Begin with the first line and repeat exactly through the line containing "const plotR = 1043, plotB = 711;"; leave every image out.

*-*-*

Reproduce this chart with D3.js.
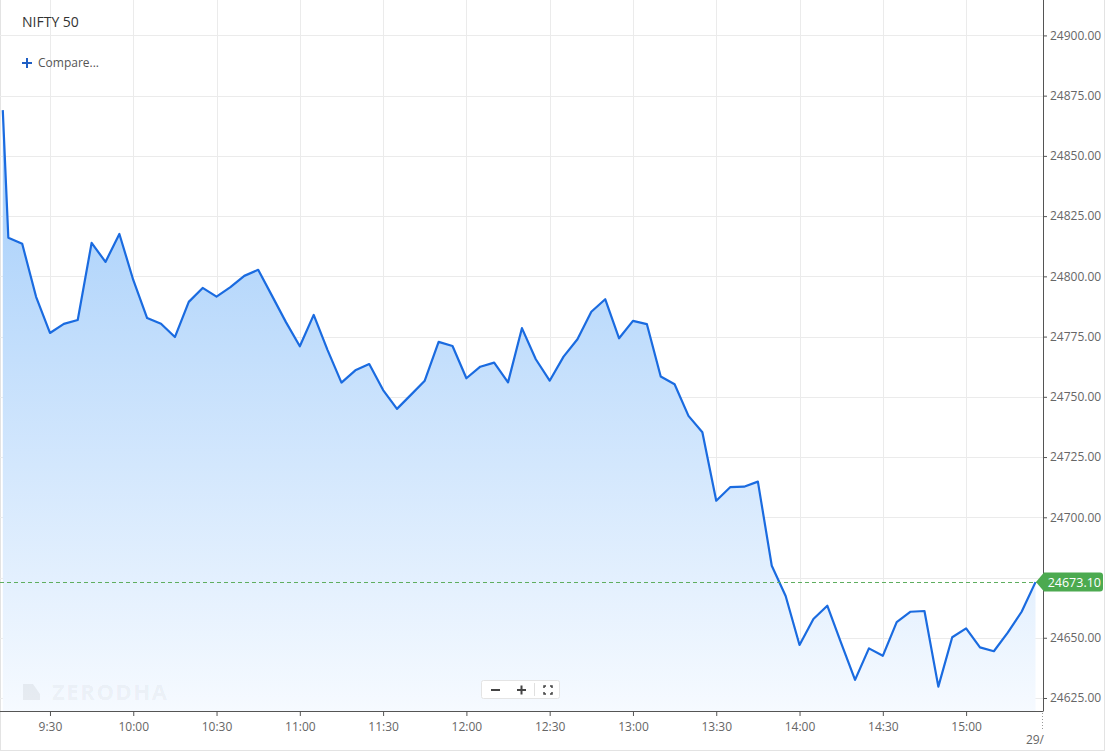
<!DOCTYPE html>
<html>
<head>
<meta charset="utf-8">
<script src="https://cdn.jsdelivr.net/npm/d3@7"></script>
<style>
  html, body { margin: 0; padding: 0; background: #fff; }
  svg { display: block; font-family: "Open Sans", "Noto Sans", sans-serif; }
</style>
</head>
<body>
<div id="root"></div>
<script>
// NIFTY 50 intraday, 5 min closes
const times = [
  '9:13', '9:15', '9:20', '9:25', '9:30', '9:35', '9:40', '9:45', '9:50', '9:55',
  '10:00', '10:05', '10:10', '10:15', '10:20', '10:25', '10:30', '10:35', '10:40', '10:45',
  '10:50', '10:55', '11:00', '11:05', '11:10', '11:15', '11:20', '11:25', '11:30', '11:35',
  '11:40', '11:45', '11:50', '11:55', '12:00', '12:05', '12:10', '12:15', '12:20', '12:25',
  '12:30', '12:35', '12:40', '12:45', '12:50', '12:55', '13:00', '13:05', '13:10', '13:15',
  '13:20', '13:25', '13:30', '13:35', '13:40', '13:45', '13:50', '13:55', '14:00', '14:05',
  '14:10', '14:15', '14:20', '14:25', '14:30', '14:35', '14:40', '14:45', '14:50', '14:55',
  '15:00', '15:05', '15:10', '15:15', '15:20', '15:25'
];
const prices = [
  24869, 24816, 24813.5, 24791.5, 24776.5, 24780.3, 24781.9, 24813.9, 24806, 24817.6,
  24798.5, 24782.7, 24780.3, 24774.8, 24789.4, 24795.2, 24791.6, 24795.5, 24800.2, 24802.7,
  24791.9, 24781, 24771, 24784, 24769.4, 24755.9, 24761, 24763.6, 24752.8, 24745,
  24750.8, 24756.7, 24772.8, 24771.1, 24757.7, 24762.5, 24764.2, 24756, 24778.5, 24765.6,
  24756.7, 24766.7, 24773.9, 24785.3, 24790.5, 24774.3, 24781.5, 24780.2, 24758.4, 24755.2,
  24742.1, 24735.3, 24706.9, 24712.5, 24712.7, 24714.8, 24679.9, 24667.3, 24647, 24657.8,
  24663.3, 24647.8, 24632.5, 24645.6, 24642.5, 24656.5, 24660.8, 24661.1, 24629.7, 24650.2,
  24653.9, 24646, 24644.4, 24652.1, 24660.8, 24673.1
];
const xTicks = ['9:30', '10:00', '10:30', '11:00', '11:30', '12:00', '12:30', '13:00', '13:30', '14:00', '14:30', '15:00'];
const yTicks = [24625, 24650, 24675, 24700, 24725, 24750, 24775, 24800, 24825, 24850, 24875, 24900];
const lastPrice = 24673.10;
const title = 'NIFTY 50';
const nextDayLabel = '29/';

const W = 1108, H = 752;
const plotR = 1043, plotB = 711;

const toMin = s => { const [h, m] = s.split(':').map(Number); return h * 60 + m; };
const data = times.map((t, i) => ({ t: toMin(t), v: prices[i] }));

const svg = d3.select('#root').append('svg')
  .attr('width', W).attr('height', H);

const x = d3.scaleLinear()
  .domain([toMin('9:12'), toMin('15:27') + 0.7])
  .range([0, plotR]);

const y = d3.scaleLinear()
  .domain([24619.6, 24914.7])
  .range([plotB, 0]);

// outer frame
svg.append('rect')
  .attr('x', 0.5).attr('y', -1).attr('width', 1104).attr('height', H - 0.5)
  .attr('fill', 'none').attr('stroke', '#e3e3e3');

// grid
const grid = svg.append('g').attr('stroke', '#ebebeb').attr('stroke-width', 1);
grid.selectAll('.gy').data(yTicks).join('line')
  .attr('x1', 0).attr('x2', plotR)
  .attr('y1', d => Math.round(y(d)) + 0.5).attr('y2', d => Math.round(y(d)) + 0.5);
grid.selectAll('.gx').data(xTicks).join('line')
  .attr('x1', d => Math.round(x(toMin(d))) + 0.5).attr('x2', d => Math.round(x(toMin(d))) + 0.5)
  .attr('y1', 0).attr('y2', plotB);

// gradient fill
const defs = svg.append('defs');
const grad = defs.append('linearGradient')
  .attr('id', 'fillGrad').attr('gradientUnits', 'userSpaceOnUse')
  .attr('x1', 0).attr('x2', 0).attr('y1', 100).attr('y2', plotB);
grad.append('stop').attr('offset', 0).attr('stop-color', '#9fcbfa');
grad.append('stop').attr('offset', 1).attr('stop-color', '#f6faff');

defs.append('clipPath').attr('id', 'plotClip')
  .append('rect').attr('x', 1).attr('y', 0).attr('width', plotR - 1).attr('height', plotB);

const plot = svg.append('g').attr('clip-path', 'url(#plotClip)');

plot.append('path')
  .datum(data)
  .attr('fill', 'url(#fillGrad)')
  .attr('d', d3.area().x(d => x(d.t)).y0(plotB).y1(d => y(d.v)));

// watermark
const wm = svg.append('g').attr('fill', '#000').attr('fill-opacity', 0.055);
wm.append('path').attr('d', 'M23,684 L33,684 L40,694 L40,700 L23,700 Z');
wm.append('text')
  .attr('x', 52).attr('y', 700)
  .attr('font-size', 22).attr('font-weight', 700)
  .attr('letter-spacing', 1.6)
  .text('ZERODHA');

// last price dashed line
svg.append('line')
  .attr('x1', 0).attr('x2', plotR)
  .attr('y1', Math.round(y(lastPrice)) + 0.5).attr('y2', Math.round(y(lastPrice)) + 0.5)
  .attr('stroke', '#5fae5f').attr('stroke-width', 1).attr('stroke-dasharray', '4,3');

plot.append('path')
  .datum(data)
  .attr('fill', 'none')
  .attr('stroke', '#1a6be0')
  .attr('stroke-width', 2.2)
  .attr('stroke-linejoin', 'round')
  .attr('d', d3.line().x(d => x(d.t)).y(d => y(d.v)));

// axes (labels close to the price tag are hidden, as in the original)
const tagClear = d => Math.abs(y(d) - y(lastPrice)) > 14;
const gy = svg.append('g')
  .attr('transform', `translate(${plotR},0)`)
  .call(d3.axisRight(y).tickValues(yTicks.filter(tagClear)).tickSize(4).tickPadding(3).tickFormat(d3.format('.2f')));
gy.select('.domain').attr('d', `M0.5,0V${plotB}`).attr('stroke', '#555');
gy.selectAll('.tick line').attr('stroke', '#555');
gy.selectAll('.tick text').attr('fill', '#666').attr('font-size', 12)
  .attr('font-family', '"Open Sans", sans-serif');

const gx = svg.append('g')
  .attr('transform', `translate(0,${plotB})`)
  .call(d3.axisBottom(x).tickValues(xTicks.map(toMin)).tickSize(5).tickPadding(6)
    .tickFormat((d, i) => xTicks[i]));
gx.select('.domain').attr('d', `M0,0.5H${plotR + 0.5}`).attr('stroke', '#555');
gx.selectAll('.tick line').attr('stroke', '#555');
gx.selectAll('.tick text').attr('fill', '#666').attr('font-size', 12)
  .attr('font-family', '"Open Sans", sans-serif');

// next day marker
svg.append('line')
  .attr('x1', plotR - 0.5).attr('x2', plotR - 0.5).attr('y1', plotB + 2).attr('y2', plotB + 20)
  .attr('stroke', '#999').attr('stroke-dasharray', '1,2');
svg.append('text')
  .attr('x', plotR + 1).attr('y', plotB + 33)
  .attr('text-anchor', 'end').attr('font-size', 12).attr('fill', '#666')
  .text(nextDayLabel);

// price tag
const ty = y(lastPrice);
svg.append('path')
  .attr('d', `M${plotR - 7},${ty} L${plotR + 1},${ty - 9.5} L${plotR + 57},${ty - 9.5} Q${plotR + 60},${ty - 9.5} ${plotR + 60},${ty - 6.5} L${plotR + 60},${ty + 6.5} Q${plotR + 60},${ty + 9.5} ${plotR + 57},${ty + 9.5} L${plotR + 1},${ty + 9.5} Z`)
  .attr('fill', '#4caa50');
svg.append('text')
  .attr('x', plotR + 58).attr('y', ty + 4.5)
  .attr('text-anchor', 'end').attr('font-size', 12.5).attr('fill', '#fff')
  .text(lastPrice.toFixed(2));

// title + compare
svg.append('text')
  .attr('x', 22).attr('y', 27)
  .attr('font-size', 14).attr('fill', '#333')
  .text(title);
svg.append('path')
  .attr('d', 'M22,63H32M27,58V68')
  .attr('stroke', '#1f5fc4').attr('stroke-width', 2);
svg.append('text')
  .attr('x', 38).attr('y', 66.5)
  .attr('font-size', 12).attr('fill', '#555')
  .text('Compare...');

// zoom controls
const zc = svg.append('g');
zc.append('rect')
  .attr('x', 481.5).attr('y', 680.5).attr('width', 78).attr('height', 18).attr('rx', 2)
  .attr('fill', '#fff').attr('stroke', '#e4e4e4');
zc.append('path').attr('d', 'M491,690H500').attr('stroke', '#444').attr('stroke-width', 2);
zc.append('path').attr('d', 'M517,690H526M521.5,685.5V694.5').attr('stroke', '#444').attr('stroke-width', 2);
zc.append('line').attr('x1', 534.5).attr('x2', 534.5).attr('y1', 683).attr('y2', 696).attr('stroke', '#e0e0e0');
zc.append('path')
  .attr('d', 'M544,688V686H546M550,686H552V688M552,692V694H550M546,694H544V692')
  .attr('fill', 'none').attr('stroke', '#444').attr('stroke-width', 1.5);
</script>
</body>
</html>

*-*-*

- **FULL ANSWER**
Reproduce this chart with D3.js.
<!DOCTYPE html>
<html>
<head>
<meta charset="utf-8">
<script src="https://cdn.jsdelivr.net/npm/d3@7"></script>
<style>
  html, body { margin: 0; padding: 0; background: #fff; }
  svg { display: block; font-family: "Open Sans", "Noto Sans", sans-serif; }
</style>
</head>
<body>
<div id="root"></div>
<script>
// NIFTY 50 intraday, 5 min closes
const times = [
  '9:13', '9:15', '9:20', '9:25', '9:30', '9:35', '9:40', '9:45', '9:50', '9:55',
  '10:00', '10:05', '10:10', '10:15', '10:20', '10:25', '10:30', '10:35', '10:40', '10:45',
  '10:50', '10:55', '11:00', '11:05', '11:10', '11:15', '11:20', '11:25', '11:30', '11:35',
  '11:40', '11:45', '11:50', '11:55', '12:00', '12:05', '12:10', '12:15', '12:20', '12:25',
  '12:30', '12:35', '12:40', '12:45', '12:50', '12:55', '13:00', '13:05', '13:10', '13:15',
  '13:20', '13:25', '13:30', '13:35', '13:40', '13:45', '13:50', '13:55', '14:00', '14:05',
  '14:10', '14:15', '14:20', '14:25', '14:30', '14:35', '14:40', '14:45', '14:50', '14:55',
  '15:00', '15:05', '15:10', '15:15', '15:20', '15:25'
];
const prices = [
  24869, 24816, 24813.5, 24791.5, 24776.5, 24780.3, 24781.9, 24813.9, 24806, 24817.6,
  24798.5, 24782.7, 24780.3, 24774.8, 24789.4, 24795.2, 24791.6, 24795.5, 24800.2, 24802.7,
  24791.9, 24781, 24771, 24784, 24769.4, 24755.9, 24761, 24763.6, 24752.8, 24745,
  24750.8, 24756.7, 24772.8, 24771.1, 24757.7, 24762.5, 24764.2, 24756, 24778.5, 24765.6,
  24756.7, 24766.7, 24773.9, 24785.3, 24790.5, 24774.3, 24781.5, 24780.2, 24758.4, 24755.2,
  24742.1, 24735.3, 24706.9, 24712.5, 24712.7, 24714.8, 24679.9, 24667.3, 24647, 24657.8,
  24663.3, 24647.8, 24632.5, 24645.6, 24642.5, 24656.5, 24660.8, 24661.1, 24629.7, 24650.2,
  24653.9, 24646, 24644.4, 24652.1, 24660.8, 24673.1
];
const xTicks = ['9:30', '10:00', '10:30', '11:00', '11:30', '12:00', '12:30', '13:00', '13:30', '14:00', '14:30', '15:00'];
const yTicks = [24625, 24650, 24675, 24700, 24725, 24750, 24775, 24800, 24825, 24850, 24875, 24900];
const lastPrice = 24673.10;
const title = 'NIFTY 50';
const nextDayLabel = '29/';

const W = 1108, H = 752;
const plotR = 1043, plotB = 711;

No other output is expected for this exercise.